Er hingegen, der andere namenlose Protagonist dieser Geschichte, verliert sein Augenlicht. Langsam, aber stetig. Seit Jahren weiß er, dass er eines Tages erblinden wird.
Zwei Menschen in Angst. Die koreanische Dichterin Han Kang erzählt in ihrem Roman „Griechischstunden“ eine ungewöhnliche Liebesgeschichte, die ihren Ausgangspunkt in einem Altgriechischkurs hat. Er der Lehrer, sie die Schülerin. Er kämpft mit dem Hin - und Hergerissensein zwischen zwei Sprachen und zwei Kulturen. Deutschland, wo er seine Jugend verbrachte und Korea, wo seine Wurzeln liegen und er heute wieder lebt. Sie hat vor Kurzem ihre Mutter, das Sorgerecht für ihren neunjährigen Sohn und zum zweiten Mal in ihrem Leben ihre Sprache verloren.
Der Ausdruck, dass einem etwas die Sprache verschlagen kann, kommt nicht von ungefähr. Und so geht es in dieser Geschichte um Menschen in Ausnahmesituationen, um Sprache und ihren Verlust und um neue Wege, sie wiederzufinden. Etwa, indem man mit der Fingerspitze Worte in die Handfläche des anderen schreibt. Sachte kommen die beiden einander näher.
In der FAZ war unlängst ein Text über sogenannte „Blurbs“, zu lesen. Kurztexte, verfasst von Verlags-PR-Leuten oder Autoren, um Bücher zu bewerben. Dabei gebe es „Codewörter“, die in Wahrheit etwas anderes bedeuten. So kam das Wort „eindringlich“ in Verruf. Denn dieses „wolle in Wahrheit sagen, dass das Buch völlig humorlos“ ist. An dieser Stelle muss man den geschätzten Kolleginnen energisch widersprechen. Han Kang schreibt in der Tat „eindringlich“. Ihr in knappen Sätzen gehaltener Roman ist poetisch, melancholisch und wunderschön, er geht unter die Haut. Und ist zugleich voll zartem Witz.

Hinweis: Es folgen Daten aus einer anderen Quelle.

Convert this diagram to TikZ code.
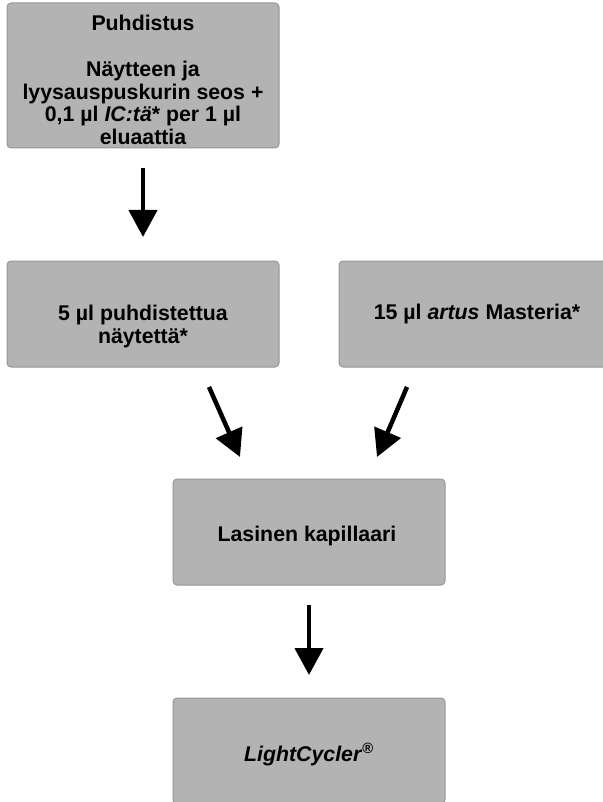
\documentclass[tikz,border=0pt]{standalone}
\usepackage{fontspec}
\setmainfont{Liberation Sans}
\usetikzlibrary{arrows.meta}
\definecolor{boxfill}{RGB}{179,179,179}
\definecolor{boxline}{RGB}{150,150,150}
\begin{document}
\begin{tikzpicture}[x=1pt,y=-1pt,
  box/.style={draw=boxline, fill=boxfill, line width=1pt, rounded corners=4pt,
    minimum width=272pt, inner sep=0pt, outer sep=0pt},
  lbl/.style={inner sep=0pt, outer sep=0pt, align=center,
    font=\fontsize{21.3}{22.6}\selectfont\bfseries},
  arr/.style={line width=4.5pt, -{Triangle[width=28pt,length=27pt]}}]
\useasboundingbox (0,0) rectangle (602,802);
\node[box, minimum height=145pt] (b1) at (143,75.5) {};
\node[box, minimum height=106pt] (b2) at (143,314) {};
\node[box, minimum height=106pt] (b3) at (475,314) {};
\node[box, minimum height=106pt] (b4) at (309,532) {};
\node[box, minimum height=106pt] (b5) at (309,751) {};
\node[lbl, anchor=north] (t1) at (143,15.3) {Puhdistus\\[23.4pt]Näytteen ja\\lyysauspuskurin seos +\\0,1 µl \textit{IC:tä}* per 1 µl\\eluaattia};
\node[lbl, anchor=north] (t2) at (143,305.3) {5 µl puhdistettua\\näytettä*};
\node[lbl, anchor=base] (t3) at (477,319) {15 µl \textit{artus} Masteria*};
\node[lbl, anchor=base] (t4) at (307,541) {Lasinen kapillaari};
\node[lbl, anchor=base] (t5) at (309,761) {\textit{LightCycler}\textsuperscript{®}};
\draw[arr] ([shift={(0,20)}]b1.south) -- ([shift={(0,-24)}]b2.north);
\draw[arr] ([shift={(66,20)}]b2.south) -- ([shift={(-69,-22)}]b4.north);
\draw[arr] ([shift={(-68,20)}]b3.south) -- ([shift={(68,-22)}]b4.north);
\draw[arr] ([shift={(0,20)}]b4.south) -- ([shift={(0,-23)}]b5.north);
\end{tikzpicture}
\end{document}
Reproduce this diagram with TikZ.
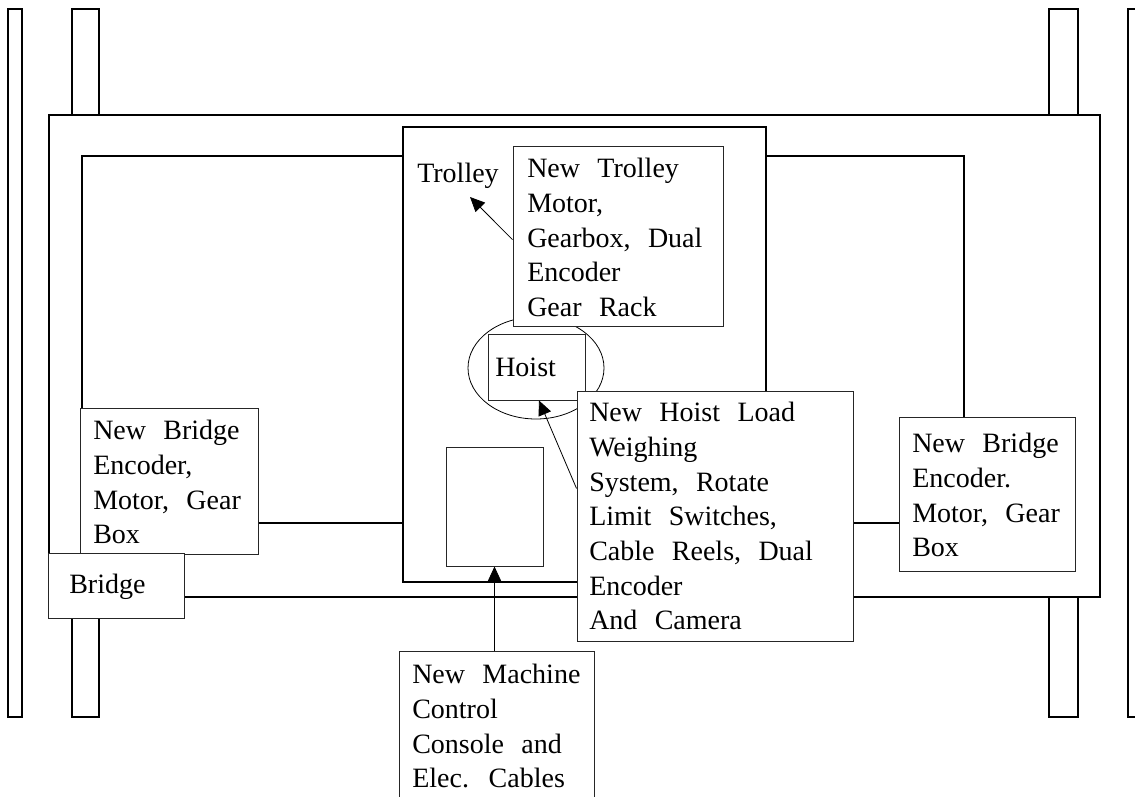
\documentclass[tikz,border=0pt]{standalone}
\usepackage{fontspec}
\setmainfont{Liberation Serif}
\usetikzlibrary{arrows.meta,fit,shapes.geometric,calc}
\newcommand\wsp{\spaceskip=.62em plus .1em\relax}
\begin{document}
\begin{tikzpicture}[x=0.75pt,y=-0.75pt,
  frame/.style={line width=1.1pt, draw=black},
  rail/.style={line width=1pt, draw=black},
  box/.style={draw=black!85, line width=0.75pt, fill=white, inner sep=0pt, rectangle},
  txt/.style={anchor=base west, inner sep=0pt, align=left, text=black,
    font=\fontsize{21pt}{26pt}\selectfont},
  arr/.style={line width=0.6pt, -{Triangle[length=11pt,width=10pt]}},
]
\useasboundingbox (0,0) rectangle (1135,796);
\clip (0,0) rectangle (1135,796);
% rails
\draw[rail] (8,9) rectangle (22,717);
\draw[rail] (72,9) rectangle (99,717);
\draw[rail] (1049,9) rectangle (1078,717);
\draw[rail] (1128,9) rectangle (1142,717);
% bridge frame
\draw[frame, fill=white] (49,115) rectangle (1100,597);
\draw[frame] (82,156) rectangle (964,523);
% trolley frame
\draw[frame, fill=white] (403,127) rectangle (766,582);
% console
\node[box, fit={(446,447)(543,566)}] (cons) {};
% hoist zone
\node[ellipse, draw=black, line width=0.6pt, minimum width=102pt, minimum height=76.5pt, inner sep=0pt] (hz) at (536,368) {};
\node[box, fit={(488,334)(585,400)}] (hoist) {};
% label boxes
\node[box, fit={(513,146)(723,326)}] (ntr) {};
\node[box, fit={(577,391)(853,641)}] (nhl) {};
\node[box, fit={(80,408)(258,554)}] (nbl) {};
\node[box, fit={(899,417)(1075,571)}] (nbr) {};
\node[box, fit={(48,553)(184,618)}] (brg) {};
\node[box, fit={(399,651)(594,815)}] (mcb) {};
% texts
\tikzset{txt/.append style={anchor=north west}}
\node[txt] (trl) at (417,163) {Trolley};
\node[txt] (ntrt) at (527,158) {\wsp New Trolley\\\wsp Motor,\\\wsp Gearbox, Dual\\\wsp Encoder\\\wsp Gear Rack};
\node[txt] (hoistt) at (495,358) {Hoist};
\node[txt] (nhlt) at (589,402) {\wsp New Hoist Load\\\wsp Weighing\\\wsp System, Rotate\\\wsp Limit Switches,\\\wsp Cable Reels, Dual\\\wsp Encoder\\\wsp And Camera};
\node[txt] (nblt) at (93,420) {\wsp New Bridge\\\wsp Encoder,\\\wsp Motor, Gear\\\wsp Box};
\node[txt] (nbrt) at (912,433) {\wsp New Bridge\\\wsp Encoder.\\\wsp Motor, Gear\\\wsp Box};
\node[txt] (brgt) at (69,574) {Bridge};
\node[txt] (mcbt) at (412,664) {\wsp New Machine\\\wsp Control\\\wsp Console and\\\wsp Elec. Cables};
% arrows
\coordinate (trtip) at (470,197);
\draw[arr] ($(ntr.north west)!0.52!(ntr.south west)$) -- (trtip);
\draw[arr] ($(nhl.north west)!0.39!(nhl.south west)$) -- ($(hoist.south)+(2.5,0)$);
\draw[arr] (cons.south |- mcb.north) -- (cons.south);
\end{tikzpicture}
\end{document}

Der Psychotherapeut, vermutet die Protagonistin, will sie wahrscheinlich als „Fallbeispiel in einem Buch“ unterbringen. Deswegen erzählt sie ihm nur die halbe Wahrheit, wenn überhaupt. Es genügt, dass er weiß, was ihre Mutter ihr während der ganzen Kindheit erzählt hat: Dass sie „beinahe nicht geboren“ worden wäre. Da frohlockt das Therapeutenherz!
Nicht nur in Wien, der Wirkungsstätte Sigmund Freuds, behauptet man, dass praktisch alle Probleme durch unbewusste Konflikte entstehen, die auf die Kindheit zurückgehen. Dass Han Kangs Protagonistin von den simplen Schlussfolgerungen ihres Therapeuten wörtlich „schlecht“ wird und sie letztlich verstummt, hat, trotz aller Tragik, einigen Witz. Und wenn wir schon bei Freud sind: Weder Libido noch Todestrieb spielen in diesem Roman eine Rolle. Trotzdem, ganz große Empfehlung.